Audiences got a small taste of Queen Bey's new album, Formation, and an even lengthier Coldplay set, promoting Head Full of Dreams, during this year's Super Bowl 50 Halftime show. But it left many fans wondering, who would give Beyonce a back seat to a Coldplay performance? Well, the band paid for it (in a sense).
Whether it's Bruno Mars, Katy Perry or Madonna, Super Bowl acts don't get paid to play the halftime show. The NFL covers travel expenses and show production costs but the artists themselves are performing merely for the exposure. With production costs alone ranging up to $10 million, the NFL has been asking to get even more from artists in compensation of indirect album and tour sales from performing during the game.
In 2014, a Wall Street Journal article provided insight on the NFL exploring the idea of artists paying the league for playing such a highly televised event. At the time, the NFL was asking potential Super Bowl 50 performers Katy Perry, Rihanna, and Coldplay to “contribute a portion of their post-Super Bowl tour income” to the NFL, or to “make some other type of financial contribution.” It seems that only Coldplay this year was willing to play along.
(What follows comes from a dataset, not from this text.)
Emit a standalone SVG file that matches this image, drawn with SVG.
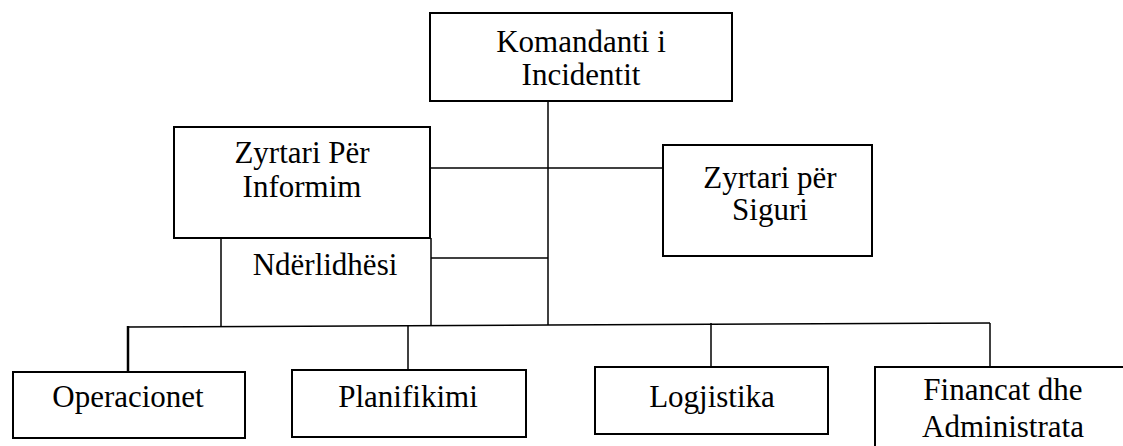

According to Forbes, when Katy Perry was previously asked the similar pay-to-play request for the NFL, she replied:
I don’t want an asterisk by my name for playing the Super Bowl for the rest of my life. I want to be able to say I played the Super Bowl based on my talents and my merit, thank you very much.
The Super Bowl halftime show, which this year featured the return of Coldplay, Beyonce and Bruno Mars, drew a record 114.4 million viewers, and was the most watched televised event in U.S. history. That's more than double the size of the audience for the Academy Awards and four times the viewing for the Grammy Awards. With Coldplay kicking off their seventh tour in March 2016, it seems that all funds and resources were directed towards maximizing their airtime during this years game.
This is not the first time that many performers have utilized the halftime show to kick off a new album. In 2013, Beyoncé announced her "Mrs. Carter Show" tour and her album sales jumped 59% immediately following her performance. And in 2014, Bruno Mars Unorthodox Jukebox went straight to No. 3 on the Billboard 200, after launching his online sales for the "Moonshine Jungle" tour following his performance.
But how do you determine what percentage of an artist's concert ticket and album sales are a direct result of the halftime show? A band like Coldplay may not even need the exposure of the NFL to increase ticket sales. The band grossed $171.3 million on their last tour in 2012 and was named Spotify's most-streamed band in 2014. So if they surpass previous album and ticket sales this year, how much of that would need to be accredited to the NFL?
With Beyonce and Bruno Mars making the trip all the way down to Santa Clara, just to be special guest performers, we can only imagine what Coldplay agreed to compensate the NFL to take the headlining spot.